Quant à la France, le Cameroun n’a pas encore réglé son contentieux historique avec elle. C’est la mission des générations à venir. Pour l’heure, Si les camerounais ne veulent pas rester pour toujours "chasse gardée" de la France, ils doivent en tout premier lieu consacrer tous leurs effort au remplacement de la dictature RDPC par un pouvoir soucieux de l’avenir du pays et de ses habitants. En 2018, ceux qui ont la ferme intention de le faire peuvent y parvenir. Le RDPC a mis le doigt dans un engrenage qui peut l’emporter. Nos compatriotes anglophones se sont levés contre le pouvoir qui les tyrannise. Au lieu de parler avec eux, il a préféré la guerre. Ils sont allés provoquer une ruche ; maintenant ils courent après les abeilles et se font piquer. Est-ce qu’on tire les abeilles au fusil? Certaines « groupies » de Paul BIYA commencent à dire que "la guerre n’est pas bien ". Mais qui a déclaré la guerre ?
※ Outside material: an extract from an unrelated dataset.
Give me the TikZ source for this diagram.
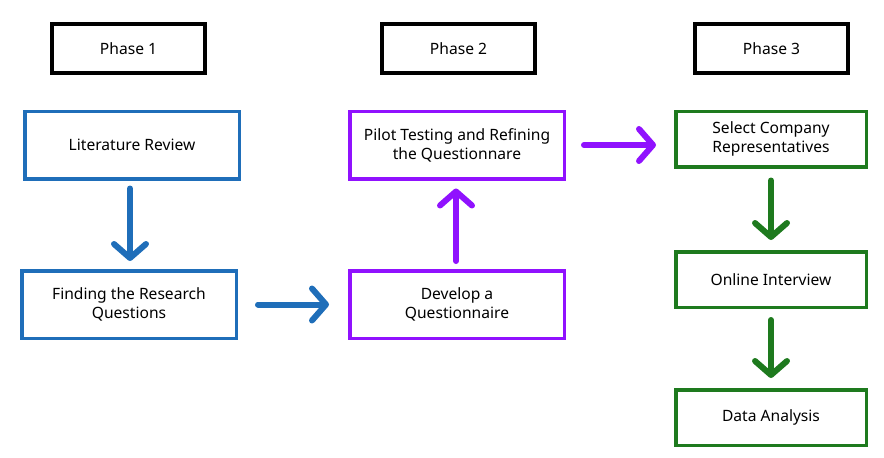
\documentclass[tikz,border=0pt]{standalone}
\usepackage{fontspec}
\setmainfont{Noto Sans}
\usetikzlibrary{arrows.meta}
\definecolor{stepblue}{HTML}{1F6EB9}
\definecolor{steppurple}{HTML}{9012FE}
\definecolor{stepgreen}{HTML}{1E7A1E}
\tikzset{
every node/.style={rectangle, draw, align=center, font=\fontsize{15.6}{19}\selectfont, inner sep=0pt},
phasebox/.style={line width=4pt, minimum width=153pt, minimum height=49pt},
bluebox/.style={draw=stepblue, line width=3.5pt, minimum width=214.5pt, minimum height=67.5pt},
purplebox/.style={draw=steppurple, line width=3.5pt, minimum width=214.5pt, minimum height=67.5pt},
greenbox/.style={draw=stepgreen, line width=3.5pt, minimum width=190.5pt, minimum height=55.5pt},
flow/.style={line width=6pt, line cap=round, -{Straight Barb[round, length=14pt, width=32pt]}}
}

\begin{document}
\begin{tikzpicture}[x=1pt,y=-1pt]
\useasboundingbox (0,0) rectangle (884,458);
\node[phasebox] (ph1) at (128.5,48.5) {Phase 1};
\node[phasebox] (ph2) at (458.5,48.5) {Phase 2};
\node[phasebox] (ph3) at (771.5,48.5) {Phase 3};

\node[bluebox] (lit) at (132,145) {Literature Review};
\node[bluebox] (find) at (129,304.5) {Finding the Research\\Questions};
\node[purplebox] (dev) at (457,304.5) {Develop a\\Questionnaire};
\node[purplebox] (pilot) at (457,145) {Pilot Testing and Refining\\the Questionnare};
\node[greenbox] (sel) at (771,139) {Select Company\\Representatives};
\node[greenbox] (online) at (771,279.5) {Online Interview};
\node[greenbox] (data) at (771,417.5) {Data Analysis};

\draw[flow, draw=stepblue, shorten <=8pt, shorten >=8pt] (lit.south -| 130,0) -- (find.north -| 130,0);
\draw[flow, draw=stepblue, shorten <=20pt, shorten >=19pt] (find.east) -- (dev.west);
\draw[flow, draw=steppurple, shorten <=8pt, shorten >=8pt] (dev.north -| 456,0) -- (pilot.south -| 456,0);
\draw[flow, draw=steppurple, shorten <=18pt, shorten >=18pt] (pilot.east) -- (pilot.east -| sel.west);
\draw[flow, draw=stepgreen, shorten <=12pt, shorten >=10pt] (sel.south) -- (online.north);
\draw[flow, draw=stepgreen, shorten <=11pt, shorten >=10pt] (online.south) -- (data.north);
\end{tikzpicture}
\end{document}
L’inaction des francophones devant le drame qui se déroule dans le SUD OUEST et le NORD OUEST est inadmissible. Je refuse catégoriquement le terrorisme politique qui consiste à considérer comme alliés des séparatistes tout citoyen camerounais qui soutient les revendications légitimes et spécifiques des anglophones. Le point numéro 1 du programme de l’UPC qui a libéré le Cameroun des colonialismes français et anglais était la réunification du pays. Ancien secrétaire général de l’UPC, J’y tiens. Mais ce point est inséparable des deux autres : l’indépendance et l’élévation du standard de vie des camerounais. Or notre souveraineté reste à conquérir, et le niveau de vie des camerounais ne cesse de se dégrader. Le pouvoir RDPC qui affame le peuple n’a pour slogan que l’unité et la paix, deux choses qu’il est en train de détruire lui-même. Sa chute est la première condition aussi bien pour une solution satisfaisante du problème anglophone que pour le développement et la conquête de la souveraineté du pays.

*Dans "discours de la servitude volontaire" édition Mille et une nuits. 1995.